If there is sin that needs confessing, reveal it. I don't mean that you're withholding healing because of sin, I am just wondering if that is why I feel such a disconnect from you. I do not want this relationship with you to be one of duty or obligation. It can be real and alive, I know that. Show me the way back. Get my attention when you are speaking to me and I don't realize it. Give me a renewed desire to be in your Word and to spend time with you. These are things I know you want as well, so I can be sure you will answer.
Lord, I pray for my family. For David and Ellie that you will give them hearts to love you. That you would become the most important one to them. You and I know they are hurting. From my illness and from Don leaving, but only you really see their hearts. I ask that you provide what or who they need. That you would bring healing to their souls that they do not even know they need. Make me the mom that they need. I love them Lord with everything in me. Thank you for blessing me with such amazing kids. I don't know why you were so good to me there but I love you for it.
You know I don't want to pray for Don so I ask that you raise up people who will. That you will give him the spirit of wisdom and revelation. That your will be done in our marriage. Wow, that's hard for me to say because I truly don't know if it will end or survive and you know my heart...I'm not even sure I want it any more. You understand my heart and the pain, so I know you don't fault me for feeling like that. But, Lord, if I need to be or do something I am not, please show me that. And then give me the strength to carry out what you ask.

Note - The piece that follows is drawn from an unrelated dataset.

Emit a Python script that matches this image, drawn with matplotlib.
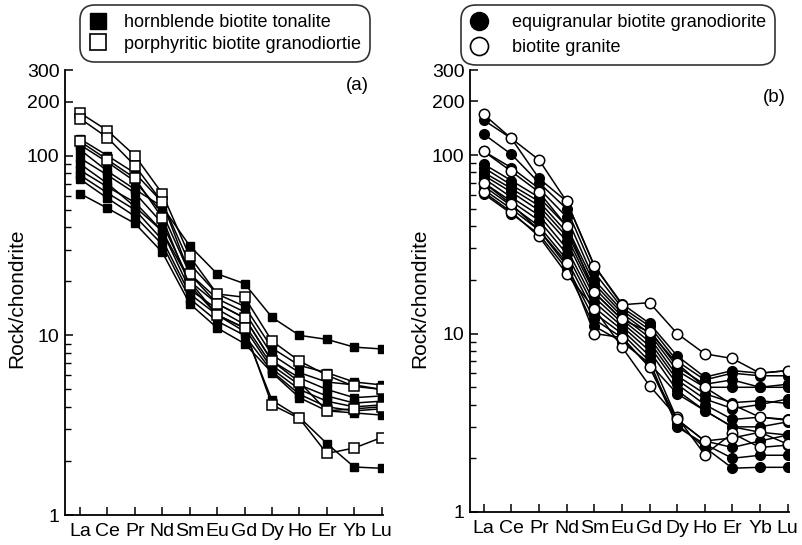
import matplotlib
matplotlib.use("Agg")
import matplotlib.pyplot as plt
import numpy as np
from matplotlib.lines import Line2D
from matplotlib.ticker import FixedLocator, NullFormatter

plt.rcParams['font.family'] = ['Liberation Sans', 'DejaVu Sans']

elements = ['La', 'Ce', 'Pr', 'Nd', 'Sm', 'Eu', 'Gd', 'Dy', 'Ho', 'Er', 'Yb', 'Lu']

# (a) hornblende biotite tonalite (filled squares)
tonalite = [
    [108, 82, 65, 52, 31.5, 22, 19.4, 12.6, 10, 9.5, 8.6, 8.4],
    [90, 70, 52, 38, 20, 13, 10.5, 4.35, 3.5, 2.5, 1.85, 1.82],
    [124, 100, 80, 55, 25, 17, 14.5, 8.5, 6.8, 6.2, 5.5, 5.3],
    [115, 92, 72, 48, 22, 16, 13.5, 7.8, 6.2, 5.5, 5.3, 5.0],
    [97, 78, 62, 42, 20, 15, 12.5, 7.2, 5.8, 5.0, 4.5, 4.6],
    [83, 67, 55, 38, 18, 14, 11.5, 6.8, 5.3, 4.6, 4.2, 4.3],
    [78, 62, 50, 34, 17, 13, 11, 6.5, 5.0, 4.3, 4.0, 4.1],
    [74, 58, 46, 32, 16, 12, 10, 6.3, 4.7, 4.0, 3.8, 3.9],
    [61.5, 51, 42, 29, 15, 11, 9, 6.2, 4.5, 3.8, 3.7, 3.6],
]
# (a) porphyritic biotite granodiorite (open squares)
porphyritic = [
    [173, 138, 100, 61.5, 27.5, 17, 16.3, 9.3, 7.2, 6.0, 5.2, 5.0],
    [161, 126, 88, 55, 22, 15, 12.5, 7.2, 5.5, 3.8, 3.9, 4.0],
    [120, 95, 75, 45, 19, 13, 11, 4.1, 3.45, 2.2, 2.36, 2.7],
]
# (b) equigranular biotite granodiorite (filled circles)
equigranular = [
    [157, 124, 74, 55, 24, 14.7, 11.4, 7.5, 5.7, 6.2, 6.0, 6.2],
    [131, 101, 70, 50, 22, 14, 11, 7.0, 5.5, 6.0, 5.8, 5.8],
    [105, 85, 65, 45, 20, 13.5, 10.5, 6.5, 5.2, 5.5, 5.0, 5.0],
    [89, 72, 58, 40, 19, 13, 10, 6.2, 5.0, 5.0, 5.0, 5.2],
    [85, 68, 55, 37, 18, 12.5, 9.5, 5.8, 4.6, 4.1, 4.2, 4.06],
    [80, 65, 52, 35, 17, 12, 9, 5.5, 4.3, 3.8, 4.0, 4.3],
    [77, 62, 49, 33, 16, 11.5, 8.5, 5.2, 4.0, 3.3, 3.4, 3.3],
    [74, 58, 46, 30, 15, 11, 8, 4.8, 3.7, 3.0, 2.8, 2.7],
    [70, 55, 43, 28, 14, 10.5, 7.5, 3.3, 2.5, 2.3, 2.5, 2.7],
    [67, 52, 40, 26, 13, 10, 7, 3.0, 2.4, 2.0, 2.08, 2.08],
    [64, 50, 38, 24, 12, 9.5, 6.5, 3.1, 2.3, 1.76, 1.78, 1.78],
    [60.6, 47, 36, 23, 11, 9.0, 6.8, 4.6, 3.7, 3.0, 3.0, 3.2],
]
# (b) biotite granite (open circles)
granite = [
    [169, 124, 94, 55, 24, 14.5, 14.9, 10, 7.7, 7.25, 6.0, 6.2],
    [105, 81, 62, 40, 17, 12, 10.2, 6.8, 5.0, 4.0, 3.4, 3.27],
    [62, 48, 35, 21.6, 13.8, 8.4, 5.1, 3.4, 2.1, 2.76, 2.3, 2.37],
    [70, 53, 38, 25, 10, 9.5, 6.5, 3.3, 2.5, 2.6, 2.8, 2.4],
]

fig = plt.figure(figsize=(8.02, 5.45), dpi=100)
W, H = 802, 545
ax_a = fig.add_axes([65 / W, 1 - 515 / H, (383 - 65) / W, (515 - 70) / H])
ax_b = fig.add_axes([470 / W, 1 - 512 / H, (789 - 470) / W, (512 - 70) / H])

x = np.arange(len(elements))


def draw(ax, filled, opened, marker, ms_f, ms_o):
    for row in filled:
        ax.plot(x, row, color='black', lw=1.1, marker=marker, ms=ms_f,
                mfc='black', mec='black', zorder=2)
    for row in opened:
        ax.plot(x, row, color='black', lw=1.1, marker=marker, ms=ms_o,
                mfc='white', mec='black', mew=1.1, zorder=3)


draw(ax_a, tonalite, porphyritic, 's', 6.3, 7.5)
draw(ax_b, equigranular, granite, 'o', 7, 7.5)

for ax, xl in ((ax_a, -0.55), (ax_b, -0.5)):
    ax.set_yscale('log')
    ax.set_ylim(1, 300)
    ax.set_xlim(xl, 11.05)
    ax.spines['top'].set_visible(False)
    ax.spines['right'].set_visible(False)
    ax.spines['left'].set_linewidth(1.3)
    ax.spines['bottom'].set_linewidth(1.3)
    ax.set_xticks(x)
    ax.set_xticklabels(elements, fontsize=14)
    ax.yaxis.set_major_locator(FixedLocator([1, 10, 100, 200, 300]))
    ax.set_yticklabels(['1', '10', '100', '200', '300'], fontsize=14)
    minors = [m * 10 ** k for k in range(0, 2) for m in range(2, 10)]
    ax.yaxis.set_minor_locator(FixedLocator(minors))
    ax.yaxis.set_minor_formatter(NullFormatter())
    ax.tick_params(axis='both', which='major', direction='in', length=6, width=1.1, pad=4)
    ax.tick_params(axis='y', which='minor', direction='in', length=4, width=1.0)
    ax.tick_params(axis='x', pad=6)

fig.text(17 / W, 1 - 298 / H, 'Rock/chondrite', fontsize=15, rotation=90,
         va='center', ha='center')
fig.text(420 / W, 1 - 298 / H, 'Rock/chondrite', fontsize=15, rotation=90,
         va='center', ha='center')
fig.text(357 / W, 1 - 86 / H, '(a)', fontsize=13.5, va='center', ha='center')
fig.text(774 / W, 1 - 98 / H, '(b)', fontsize=13.5, va='center', ha='center')

h_a = [Line2D([], [], ls='none', marker='s', ms=11, mfc='black', mec='black'),
       Line2D([], [], ls='none', marker='s', ms=11, mfc='white', mec='black', mew=1.2)]
leg_a = fig.legend(h_a, ['hornblende biotite tonalite', 'porphyritic biotite granodiortie'],
                   loc='upper left', bbox_to_anchor=(82 / W, 1 - 7 / H), fontsize=13,
                   frameon=True, fancybox=True, edgecolor='black', handlelength=1.0,
                   handletextpad=0.9, borderpad=0.4, labelspacing=0.25, borderaxespad=0)
leg_a.get_frame().set_linewidth(1.2)
leg_a.get_frame().set_boxstyle('round,pad=0.1,rounding_size=0.8')

h_b = [Line2D([], [], ls='none', marker='o', ms=13, mfc='black', mec='black'),
       Line2D([], [], ls='none', marker='o', ms=13, mfc='white', mec='black', mew=1.2)]
leg_b = fig.legend(h_b, ['equigranular biotite granodiorite', 'biotite granite'],
                   loc='upper left', bbox_to_anchor=(463 / W, 1 - 7 / H), fontsize=13,
                   frameon=True, fancybox=True, edgecolor='black', handlelength=1.0,
                   handletextpad=1.3, borderpad=0.4, labelspacing=0.45, borderaxespad=0)
leg_b.get_frame().set_linewidth(1.2)
leg_b.get_frame().set_boxstyle('round,pad=0.1,rounding_size=0.8')

fig.savefig('out.png', dpi=100, facecolor='white')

I know you are good, holy, loving, just, merciful, full of grace, all powerful, the healer, life giver, burden bearer, the Truth, light, wisdom, creator, lifter of my head, the alpha and omega, the ONE TRUE GOD. I know you hear me when I cry out to you. That's what I'm doing, Lord. Crying out. Come to me and give me rest. Give me hope. A heart to love you. Desire to do what you ask and desire to be with you. I'm sorry for how that sounds. It seems like it should just come naturally out of a grateful heart, but right now it's just not there. And I'm sorry, Lord.

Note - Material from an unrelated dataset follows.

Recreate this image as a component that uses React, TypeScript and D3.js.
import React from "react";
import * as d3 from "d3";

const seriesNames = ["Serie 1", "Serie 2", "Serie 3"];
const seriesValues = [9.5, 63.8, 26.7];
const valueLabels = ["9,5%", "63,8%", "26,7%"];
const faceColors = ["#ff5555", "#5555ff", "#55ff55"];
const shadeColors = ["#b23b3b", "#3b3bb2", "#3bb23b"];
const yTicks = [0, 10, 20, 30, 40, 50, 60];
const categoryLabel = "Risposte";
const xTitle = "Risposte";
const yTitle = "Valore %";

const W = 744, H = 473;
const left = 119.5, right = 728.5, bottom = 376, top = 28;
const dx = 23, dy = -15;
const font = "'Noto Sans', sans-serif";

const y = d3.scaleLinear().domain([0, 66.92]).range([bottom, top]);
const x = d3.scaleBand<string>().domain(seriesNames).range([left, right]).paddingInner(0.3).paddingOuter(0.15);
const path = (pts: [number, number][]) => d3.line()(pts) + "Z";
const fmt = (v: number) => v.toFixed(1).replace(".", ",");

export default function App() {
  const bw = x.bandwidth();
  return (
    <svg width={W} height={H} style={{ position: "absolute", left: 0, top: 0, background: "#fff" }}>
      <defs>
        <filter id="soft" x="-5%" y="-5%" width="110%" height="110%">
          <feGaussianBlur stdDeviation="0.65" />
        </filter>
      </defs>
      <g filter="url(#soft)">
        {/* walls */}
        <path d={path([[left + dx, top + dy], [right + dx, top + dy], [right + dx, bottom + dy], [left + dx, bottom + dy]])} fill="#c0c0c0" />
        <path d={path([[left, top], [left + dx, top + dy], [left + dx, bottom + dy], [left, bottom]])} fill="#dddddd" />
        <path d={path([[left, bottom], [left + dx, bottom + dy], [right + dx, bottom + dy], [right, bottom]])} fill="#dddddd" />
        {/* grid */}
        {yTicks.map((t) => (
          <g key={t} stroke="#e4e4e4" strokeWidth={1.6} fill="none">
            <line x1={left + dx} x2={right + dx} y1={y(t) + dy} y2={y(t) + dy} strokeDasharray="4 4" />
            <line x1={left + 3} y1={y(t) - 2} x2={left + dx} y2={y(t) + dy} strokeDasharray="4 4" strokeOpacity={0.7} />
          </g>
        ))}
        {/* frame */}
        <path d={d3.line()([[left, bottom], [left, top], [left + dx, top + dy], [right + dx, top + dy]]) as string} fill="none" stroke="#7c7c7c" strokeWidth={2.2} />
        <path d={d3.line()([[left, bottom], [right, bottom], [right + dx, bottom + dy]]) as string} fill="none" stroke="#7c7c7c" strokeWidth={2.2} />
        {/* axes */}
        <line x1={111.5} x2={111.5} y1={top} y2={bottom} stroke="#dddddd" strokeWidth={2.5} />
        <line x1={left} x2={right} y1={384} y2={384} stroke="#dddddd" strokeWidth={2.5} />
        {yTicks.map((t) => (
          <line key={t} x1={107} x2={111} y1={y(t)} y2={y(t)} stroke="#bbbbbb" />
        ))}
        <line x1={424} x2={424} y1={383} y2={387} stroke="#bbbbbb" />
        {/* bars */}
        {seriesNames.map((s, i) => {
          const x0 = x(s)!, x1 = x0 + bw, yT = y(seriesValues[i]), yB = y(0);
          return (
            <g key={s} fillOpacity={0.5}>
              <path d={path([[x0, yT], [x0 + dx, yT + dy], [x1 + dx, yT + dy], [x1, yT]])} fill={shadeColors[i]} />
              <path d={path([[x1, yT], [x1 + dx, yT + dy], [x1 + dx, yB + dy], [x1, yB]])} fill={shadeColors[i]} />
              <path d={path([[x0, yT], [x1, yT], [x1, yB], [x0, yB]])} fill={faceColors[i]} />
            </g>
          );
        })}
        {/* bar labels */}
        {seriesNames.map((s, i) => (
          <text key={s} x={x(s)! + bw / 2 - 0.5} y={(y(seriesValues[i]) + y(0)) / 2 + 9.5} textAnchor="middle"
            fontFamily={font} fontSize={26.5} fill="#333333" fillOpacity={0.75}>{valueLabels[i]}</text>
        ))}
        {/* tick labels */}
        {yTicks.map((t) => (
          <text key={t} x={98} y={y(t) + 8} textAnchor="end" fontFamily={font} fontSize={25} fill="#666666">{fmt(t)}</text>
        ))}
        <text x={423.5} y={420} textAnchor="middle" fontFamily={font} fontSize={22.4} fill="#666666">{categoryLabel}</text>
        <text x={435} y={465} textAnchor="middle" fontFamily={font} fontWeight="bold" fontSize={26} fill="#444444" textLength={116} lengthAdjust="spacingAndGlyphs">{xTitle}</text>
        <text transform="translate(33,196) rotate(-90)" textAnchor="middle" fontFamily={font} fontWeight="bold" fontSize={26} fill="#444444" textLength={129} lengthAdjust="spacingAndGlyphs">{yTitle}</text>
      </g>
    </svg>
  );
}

Thank you for loving me. For putting up with me through times like this. For being the only one who truly loves me and the only one who will never leave me. Thank you for your salvation that you would save a wretch like me and pursue me all these years. I don't know what you see in me but I'm glad you keep after me. I know this is all part of the process. We are too far in to go back now. Fire is still burning, I know you're still refining. But would you mind speeding it up a bit so I can learn the lesson and get back to living? ha. Love ya Lord Jesus, really I do!!